The world is business and without us doing business nothing the RBNZ nor the Govt. do is worth a tin of soup.
Inflation fighting was and remains a foolish target.
Creating wealth on the other hand benefits everyone.
All this is showing through in our real income per capita, which fell 0.4 per cent in the 2015 year, despite a 2.5 per cent rise in total GDP for the year.
“We added more people working longer hours and plenty of natural resources with a bit more capital, but didn’t actually produce much more per person per hour worked.
Business investment fell 1.1 per cent in the December quarter and rose just 0.9 per cent from a year ago.

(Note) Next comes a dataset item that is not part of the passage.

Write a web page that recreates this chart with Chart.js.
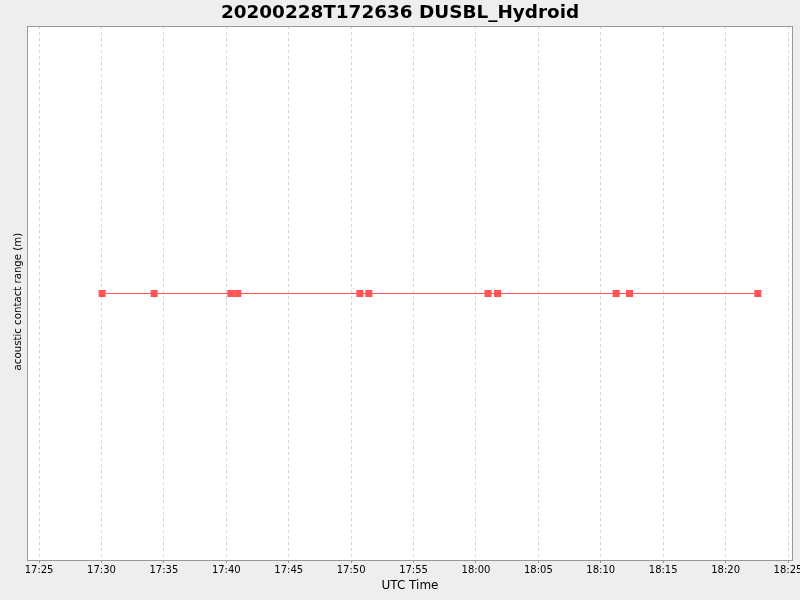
<!DOCTYPE html>
<html>
<head>
<meta charset="utf-8">
<script src="https://cdn.jsdelivr.net/npm/chart.js"></script>
<style>
  html, body { margin: 0; padding: 0; background: #eeeeee; }
  #wrap { width: 800px; height: 600px; }
</style>
</head>
<body>
<div id="wrap"><canvas id="c" width="800" height="600"></canvas></div>
<script>
// contact times (UTC) and ranges
const contactTimes = ['17:30:03', '17:34:13', '17:40:22', '17:40:55', '17:50:42', '17:51:25',
  '18:00:58', '18:01:44', '18:11:14', '18:12:18', '18:22:35'];
const contactRange = [1, 1, 1, 1, 1, 1, 1, 1, 1, 1, 1];
const axisStart = '17:24:02';
const axisEnd = '18:25:24';

const toMin = s => {
  const p = s.split(':').map(Number);
  return p[0] * 60 + p[1] + (p[2] || 0) / 60;
};
const fmt = v => {
  const h = Math.floor(v / 60), m = Math.round(v % 60);
  return String(h).padStart(2, '0') + ':' + String(m).padStart(2, '0');
};

const points = contactTimes.map((t, i) => ({ x: toMin(t), y: contactRange[i] }));

const frame = {
  id: 'frame',
  beforeDraw(chart) {
    const { ctx, chartArea: a } = chart;
    ctx.save();
    ctx.fillStyle = '#eeeeee';
    ctx.fillRect(0, 0, chart.width, chart.height);
    ctx.fillStyle = '#ffffff';
    ctx.fillRect(a.left, a.top, a.right - a.left, a.bottom - a.top);
    ctx.restore();
  },
  beforeDatasetsDraw(chart) {
    const { ctx, chartArea: a } = chart;
    ctx.save();
    ctx.strokeStyle = '#999999';
    ctx.lineWidth = 1;
    ctx.strokeRect(a.left + 0.5, a.top + 0.5, a.right - a.left - 1, a.bottom - a.top - 1);
    ctx.restore();
  }
};

new Chart(document.getElementById('c'), {
  type: 'line',
  data: {
    datasets: [{
      label: 'acoustic contact range',
      data: points,
      borderColor: '#ff5555',
      backgroundColor: '#ff5555',
      borderWidth: 1,
      pointStyle: 'rect',
      pointRadius: 5,
      pointBorderWidth: 0,
      tension: 0
    }]
  },
  options: {
    responsive: false,
    animation: false,
    layout: { padding: 0 },
    plugins: {
      legend: { display: false },
      tooltip: { enabled: false },
      title: {
        display: true,
        text: '20200228T172636 DUSBL_Hydroid',
        color: '#000000',
        font: { family: 'DejaVu Sans', size: 18.4, weight: 'bold' },
        padding: { top: 1.8, bottom: 2.12 }
      }
    },
    scales: {
      x: {
        type: 'linear',
        min: toMin(axisStart),
        max: toMin(axisEnd),
        afterFit(s) { s.height = 39; s.paddingLeft = 0; s.paddingRight = 7; },
        afterBuildTicks(s) {
          const t = [];
          for (let v = Math.ceil(s.min / 5) * 5; v <= s.max; v += 5) t.push({ value: v });
          s.ticks = t;
        },
        border: { display: false, dash: [3, 3] },
        grid: { color: '#d4d4d4', tickLength: 2, tickColor: '#999999', tickBorderDash: [] },
        ticks: {
          color: '#000000',
          font: { family: 'DejaVu Sans', size: 10 },
          padding: 1,
          maxRotation: 0,
          autoSkip: false,
          callback: v => fmt(v)
        },
        title: {
          display: true,
          text: 'UTC Time',
          color: '#000000',
          font: { family: 'DejaVu Sans', size: 12 },
          padding: { top: 2.8, bottom: 7 }
        }
      },
      y: {
        min: 0,
        max: 2,
        afterFit(s) { s.width = 27; },
        border: { display: false },
        grid: { display: false },
        ticks: { display: false },
        title: {
          display: true,
          text: 'acoustic contact range (m)     ',
          color: '#000000',
          font: { family: 'DejaVu Sans', size: 10.2 },
          padding: { top: 11.9, bottom: 0 }
        }
      }
    }
  },
  plugins: [frame]
});
</script>
</body>
</html>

It’s the same old story. New Zealand has avoided tough decisions on taxation, investment and competition and has bought growth by adding more resources – people, hours, land and water. We’re not working much smarter or using technology to make us richer.
The economy is getting bigger, but productivity has stalled. That is not a recipe to make everyone richer in the long run.”
http://www.nzherald.co.nz/business/news/article.cfm?c_id=3&objectid=11615870
so pretty sad stats for NZ and the people who live here.
We are measuring and worrying about all the wrong stuff.